Fish and Omega-3 Fatty Acids
The anti-inflammatory effects of fish oils, primarily omega-3s (essential fatty acids found in cold-water fish like salmon) rich in DHA and EPA, have been shown to help patients with psoriasis and other inflammatory diseases.
However, doses that are too high can cause side effects of nausea, intestinal cramps, diarrhea and gas. Omega-3 supplements can also increase bleeding risks in people who take blood thinners. For good heart health, it is recommended to have two servings of fresh fish, such as salmon, per week.
Red Meat and Heart Health
Fatty red meats are thought to increase inflammation, and some people with psoriasis find adopting an anti-inflammatory diet helps control their symptoms. In addition, avoiding fatty red meat can decrease heart disease in patients with psoriasis, who have increased risk of cardiac complications.
Choose lean cuts of red meat whenever possible. If you choose to consume red meat, opt for organic and grass-fed varieties, which many people believe have fewer negative health effects.
Limiting Alcohol Intake
Anecdotally, patients report that if they overindulge in alcohol, their psoriasis flares. This may be especially true for women.
In a recent study from the journal Archives of Dermatology, researchers from Harvard Medical School as well as Brigham and Women’s Hospital examined data from 82,869 women between the ages of 27 and 44. This study examined beer consumption by women, and there was a higher flare rate in those who regularly consumed nonlight beer when compared to patients who consumed the light varieties. This link could be due to an increase in gluten consumption or an increase in calorie consumption. While no studies actually prove the link, a trial limiting alcohol consumption is encouraged. It is theorized that alcohol can be inflammatory.
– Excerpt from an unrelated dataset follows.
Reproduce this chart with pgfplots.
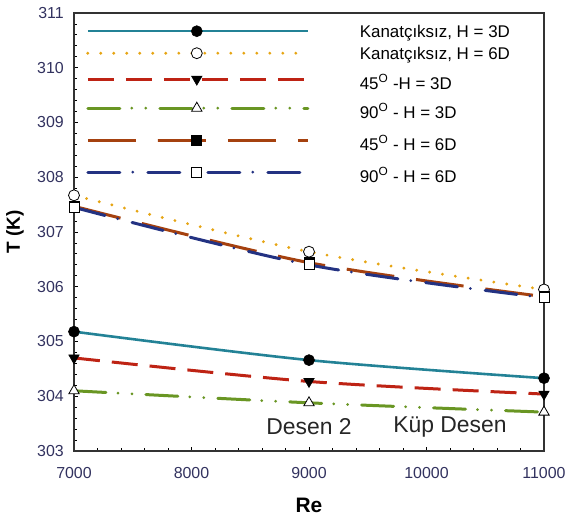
\documentclass[border=0pt]{standalone}
\usepackage{pgfplots}
\pgfplotsset{compat=1.18}
\usepackage{fontspec}
\setmainfont{Liberation Sans}
\definecolor{cteal}{RGB}{35,130,150}
\definecolor{corange}{RGB}{230,165,20}
\definecolor{cred}{RGB}{190,35,20}
\definecolor{cgreen}{RGB}{105,150,35}
\definecolor{cbrown}{RGB}{165,65,15}
\definecolor{cnavy}{RGB}{35,50,130}
\definecolor{ctick}{RGB}{50,50,95}
\begin{document}
\begin{tikzpicture}
\path[use as bounding box] (-74bp,-70bp) rectangle (496bp,451bp);
\begin{axis}[
  scale only axis, width=470bp, height=438bp,
  at={(0,0)}, anchor=south west,
  xmin=7000, xmax=11000, ymin=303, ymax=311,
  xtick={7000,8000,9000,10000,11000}, ytick={303,304,...,311},
  scaled x ticks=false, scaled y ticks=false,
  minor x tick num=4, minor y tick num=4,
  tick align=inside, xtick pos=left, ytick pos=left,
  major tick length=4bp, minor tick length=3bp,
  tick style={black, line width=0.8bp},
  axis line style={line width=1.1bp, black!80},
  /pgf/number format/assume math mode=true,
  /pgf/number format/set thousands separator={},
  ticklabel style={font=\fontsize{16}{18}\selectfont, text=ctick, inner sep=0pt},
  xticklabel style={anchor=center, yshift=-22bp},
  yticklabel style={anchor=east, xshift=-10bp},
  xlabel={Re}, ylabel={T (K)},
  xlabel style={font=\bfseries\fontsize{21}{24}\selectfont, at={(axis description cs:0.5,-0.1233)}, anchor=center},
  ylabel style={font=\bfseries\fontsize{19}{22}\selectfont, at={(axis description cs:-0.1255,0.5)}, anchor=center},
  legend image code/.code={
    \draw[mark repeat=2, mark phase=2, #1] plot coordinates {(0bp,0bp) (109bp,0bp) (220bp,0bp)};
    \path[draw=none, fill=none] (0bp,0bp) -- (272bp,0bp);
  },
  legend style={at={(axis description cs:0,1)}, anchor=north west, xshift=12bp, yshift=-7bp,
    draw=none, fill=none, inner sep=0pt, row sep=0pt,
    font=\fontsize{17}{20}\selectfont,
    nodes={inner sep=0pt}},
  legend cell align=left,
]
\addplot[cteal, line width=2.6bp, smooth, mark=*, mark size=5.5bp,
  mark options={solid, fill=black, draw=black, line width=0.6bp}]
  coordinates {(7000,305.18) (9000,304.66) (11000,304.33)};
\addlegendentry[text height=17bp, text depth=5bp]{Kanatçıksız, H = 3D}
\addplot[corange, line width=3.2bp, line cap=round, dash pattern=on 0bp off 13bp, smooth, mark=*, mark size=5.5bp,
  mark options={solid, fill=white, draw=black, line width=0.8bp}]
  coordinates {(7000,307.67) (9000,306.64) (11000,305.95)};
\addlegendentry[text height=17bp, text depth=5bp]{Kanatçıksız, H = 6D}
\addplot[cred, line width=3bp, dash pattern=on 26bp off 12bp, smooth, mark=triangle*, mark size=6bp,
  mark options={solid, rotate=180, fill=black, draw=black, line width=0.6bp}]
  coordinates {(7000,304.70) (9000,304.27) (11000,304.04)};
\addlegendentry[text height=25bp, text depth=5bp]{45\textsuperscript{O} -H = 3D}
\addplot[cgreen, line width=3bp, line cap=round, dash pattern=on 32bp off 12bp on 0bp off 14bp on 0bp off 14bp, smooth, mark=triangle*, mark size=6bp,
  mark options={solid, fill=white, draw=black, line width=0.8bp}]
  coordinates {(7000,304.10) (9000,303.88) (11000,303.71)};
\addlegendentry[text height=24bp, text depth=4bp]{90\textsuperscript{O} - H = 3D}
\addplot[cbrown, line width=3bp, dash pattern=on 48bp off 22bp, smooth, mark=square*, mark size=5bp,
  mark options={solid, fill=black, draw=black, line width=0.6bp}]
  coordinates {(7000,307.47) (9000,306.44) (11000,305.82)};
\addlegendentry[text height=28bp, text depth=8bp]{45\textsuperscript{O} - H = 6D}
\addplot[cnavy, line width=3bp, line cap=round, dash pattern=on 32bp off 13bp on 0bp off 15bp, smooth, mark=square*, mark size=5bp,
  mark options={solid, fill=white, draw=black, line width=0.8bp}]
  coordinates {(7000,307.45) (9000,306.40) (11000,305.80)};
\addlegendentry[text height=24bp, text depth=4bp]{90\textsuperscript{O} - H = 6D}
\node[font=\fontsize{23}{26}\selectfont, text=black!85] at (axis cs:9000,303.44) {Desen 2};
\node[font=\fontsize{23}{26}\selectfont, text=black!85] at (axis cs:10200,303.44) {Küp Desen};
\end{axis}
\end{tikzpicture}
\end{document}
Vitamins A and D and Your Skin
Vitamin A promotes healthy skin by increasing cell turnover. Many fruits and vegetables are high in vitamin A, especially the orange and red varieties. Good sources of vitamin A are watermelon, cantaloupe, mango, carrots and tomatoes. In general, eating a diet high in antioxidants found in fruits, vegetables, whole grains and nuts protect against cancer and heart disease, and psoriasis patients have a higher risk of these two conditions.
Vitamin D promotes healthy skin by regulating the overgrowth of skin cells in psoriasis. It is obtained through sunlight exposure and from foods, including egg yolks, mushrooms and fortified orange juice. Aim for systemic levels of 50 to 70 of the activated form of 25-hydroxy-vitamin D.
However, because vitamin D is a fat-soluble vitamin, high levels can remain in your blood and cause side effects like high blood pressure, kidney disease and bone loss. Typically, the RDA of vitamin D can be achieved from 15 to 20 minutes of sunshine daily.
A number of psoriasis patients find that specific herbs reduce inflammation and flares by stimulating the immune system. Some of the more anti-inflammatory herbs that have proven to be beneficial to psoriasis patients are oregano oil, evening primrose oil, milk thistle and turmeric.
A research group discovered that curcumin (found in turmeric) inhibits PhK, which is an enzyme associated with overactive cell growth in psoriasis. Curcumin demonstrates immune suppressing activity by specifically suppressing the activity of T cells, and this makes it a valid drug for immunotherapy. This spice is best absorbed with black pepper, so look for supplements that contain “bioperine,” which is basically a branded form of piperine, a molecule found in black pepper.